### Supplied material:
----------------
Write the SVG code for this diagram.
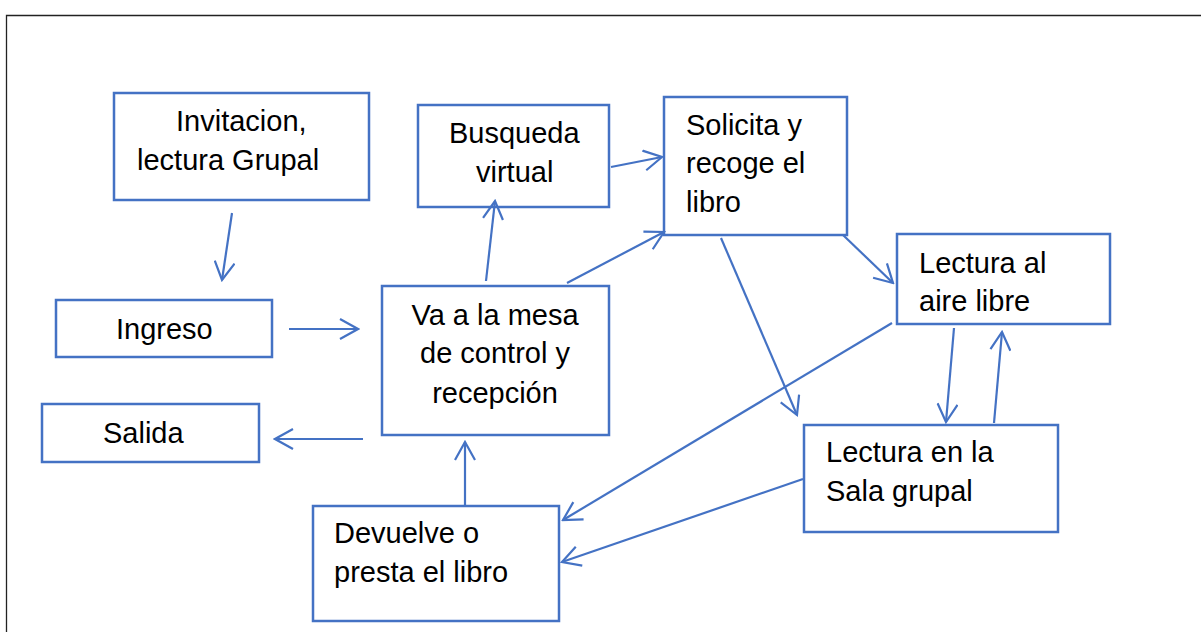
<svg xmlns="http://www.w3.org/2000/svg" width="1201" height="632" viewBox="0 0 1201 632">
<style>
.box{fill:#fff;stroke:#4472C4;stroke-width:2.5}
.t{font-family:"Liberation Sans",Arial,sans-serif;font-size:29px;fill:#000}
.c{text-anchor:middle}
.e{fill:none;stroke:#4472C4;stroke-width:2.2;marker-end:url(#ah)}
</style>
<defs>
<marker id="ah" viewBox="0 0 22 22" refX="20" refY="11" markerWidth="22" markerHeight="22" markerUnits="userSpaceOnUse" orient="auto">
<path d="M2,1 L20,11 L2,21" fill="none" stroke="#4472C4" stroke-width="2.2"/>
</marker>
</defs>
<rect width="1201" height="632" fill="#fff"/>
<path d="M6.5,632 V15.5 H1201" fill="none" stroke="#222" stroke-width="1.3"/>
<g id="n-invitacion"><rect class="box" x="114" y="93" width="255" height="107"/><text class="t" x="176" y="131">Invitacion,</text><text class="t" x="137" y="170">lectura Grupal</text></g>
<g id="n-busqueda"><rect class="box" x="418" y="105" width="191" height="102"/><text class="t" x="449" y="143">Busqueda</text><text class="t" x="476" y="182">virtual</text></g>
<g id="n-solicita"><rect class="box" x="664" y="97" width="183" height="138"/><text class="t" x="686" y="135">Solicita y</text><text class="t" x="686" y="173">recoge el</text><text class="t" x="686" y="212">libro</text></g>
<g id="n-aire"><rect class="box" x="897" y="234" width="213" height="90"/><text class="t" x="919" y="273">Lectura al</text><text class="t" x="919" y="311">aire libre</text></g>
<g id="n-sala"><rect class="box" x="804" y="425" width="254" height="107"/><text class="t" x="826" y="462">Lectura en la</text><text class="t" x="826" y="501">Sala grupal</text></g>
<g id="n-ingreso"><rect class="box" x="56" y="300" width="216" height="57"/><text class="t" x="116" y="339">Ingreso</text></g>
<g id="n-salida"><rect class="box" x="42" y="404" width="217" height="58"/><text class="t" x="103" y="443">Salida</text></g>
<g id="n-mesa"><rect class="box" x="382" y="286" width="227" height="149"/><text class="t c" x="495" y="325">Va a la mesa</text><text class="t c" x="495" y="363">de control y</text><text class="t c" x="495" y="403">recepción</text></g>
<g id="n-devuelve"><rect class="box" x="313" y="506" width="246" height="115"/><text class="t" x="334" y="543">Devuelve o</text><text class="t" x="334" y="582">presta el libro</text></g>
<g id="connectors">
<line class="e" x1="232" y1="213" x2="222" y2="280"/>
<line class="e" x1="289" y1="329" x2="358" y2="329"/>
<line class="e" x1="363" y1="439" x2="275" y2="439"/>
<line class="e" x1="465" y1="505" x2="465" y2="442"/>
<line class="e" x1="486" y1="281" x2="495" y2="201"/>
<line class="e" x1="567" y1="283" x2="664" y2="232"/>
<line class="e" x1="611" y1="167" x2="662" y2="157"/>
<line class="e" x1="843" y1="235" x2="893" y2="283"/>
<line class="e" x1="721" y1="238" x2="797" y2="415"/>
<line class="e" x1="892" y1="323" x2="563" y2="520"/>
<line class="e" x1="803" y1="479" x2="562" y2="562"/>
<line class="e" x1="954" y1="328" x2="946" y2="422"/>
<line class="e" x1="994" y1="423" x2="1002" y2="332"/>
</g>
</svg>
----------------
Repeat the data above exactly, but not the pictures.

Write the SVG code for this diagram.
<svg xmlns="http://www.w3.org/2000/svg" width="1201" height="632" viewBox="0 0 1201 632">
<style>
.box{fill:#fff;stroke:#4472C4;stroke-width:2.5}
.t{font-family:"Liberation Sans",Arial,sans-serif;font-size:29px;fill:#000}
.c{text-anchor:middle}
.e{fill:none;stroke:#4472C4;stroke-width:2.2;marker-end:url(#ah)}
</style>
<defs>
<marker id="ah" viewBox="0 0 22 22" refX="20" refY="11" markerWidth="22" markerHeight="22" markerUnits="userSpaceOnUse" orient="auto">
<path d="M2,1 L20,11 L2,21" fill="none" stroke="#4472C4" stroke-width="2.2"/>
</marker>
</defs>
<rect width="1201" height="632" fill="#fff"/>
<path d="M6.5,632 V15.5 H1201" fill="none" stroke="#222" stroke-width="1.3"/>
<g id="n-invitacion"><rect class="box" x="114" y="93" width="255" height="107"/><text class="t" x="176" y="131">Invitacion,</text><text class="t" x="137" y="170">lectura Grupal</text></g>
<g id="n-busqueda"><rect class="box" x="418" y="105" width="191" height="102"/><text class="t" x="449" y="143">Busqueda</text><text class="t" x="476" y="182">virtual</text></g>
<g id="n-solicita"><rect class="box" x="664" y="97" width="183" height="138"/><text class="t" x="686" y="135">Solicita y</text><text class="t" x="686" y="173">recoge el</text><text class="t" x="686" y="212">libro</text></g>
<g id="n-aire"><rect class="box" x="897" y="234" width="213" height="90"/><text class="t" x="919" y="273">Lectura al</text><text class="t" x="919" y="311">aire libre</text></g>
<g id="n-sala"><rect class="box" x="804" y="425" width="254" height="107"/><text class="t" x="826" y="462">Lectura en la</text><text class="t" x="826" y="501">Sala grupal</text></g>
<g id="n-ingreso"><rect class="box" x="56" y="300" width="216" height="57"/><text class="t" x="116" y="339">Ingreso</text></g>
<g id="n-salida"><rect class="box" x="42" y="404" width="217" height="58"/><text class="t" x="103" y="443">Salida</text></g>
<g id="n-mesa"><rect class="box" x="382" y="286" width="227" height="149"/><text class="t c" x="495" y="325">Va a la mesa</text><text class="t c" x="495" y="363">de control y</text><text class="t c" x="495" y="403">recepción</text></g>
<g id="n-devuelve"><rect class="box" x="313" y="506" width="246" height="115"/><text class="t" x="334" y="543">Devuelve o</text><text class="t" x="334" y="582">presta el libro</text></g>
<g id="connectors">
<line class="e" x1="232" y1="213" x2="222" y2="280"/>
<line class="e" x1="289" y1="329" x2="358" y2="329"/>
<line class="e" x1="363" y1="439" x2="275" y2="439"/>
<line class="e" x1="465" y1="505" x2="465" y2="442"/>
<line class="e" x1="486" y1="281" x2="495" y2="201"/>
<line class="e" x1="567" y1="283" x2="664" y2="232"/>
<line class="e" x1="611" y1="167" x2="662" y2="157"/>
<line class="e" x1="843" y1="235" x2="893" y2="283"/>
<line class="e" x1="721" y1="238" x2="797" y2="415"/>
<line class="e" x1="892" y1="323" x2="563" y2="520"/>
<line class="e" x1="803" y1="479" x2="562" y2="562"/>
<line class="e" x1="954" y1="328" x2="946" y2="422"/>
<line class="e" x1="994" y1="423" x2="1002" y2="332"/>
</g>
</svg>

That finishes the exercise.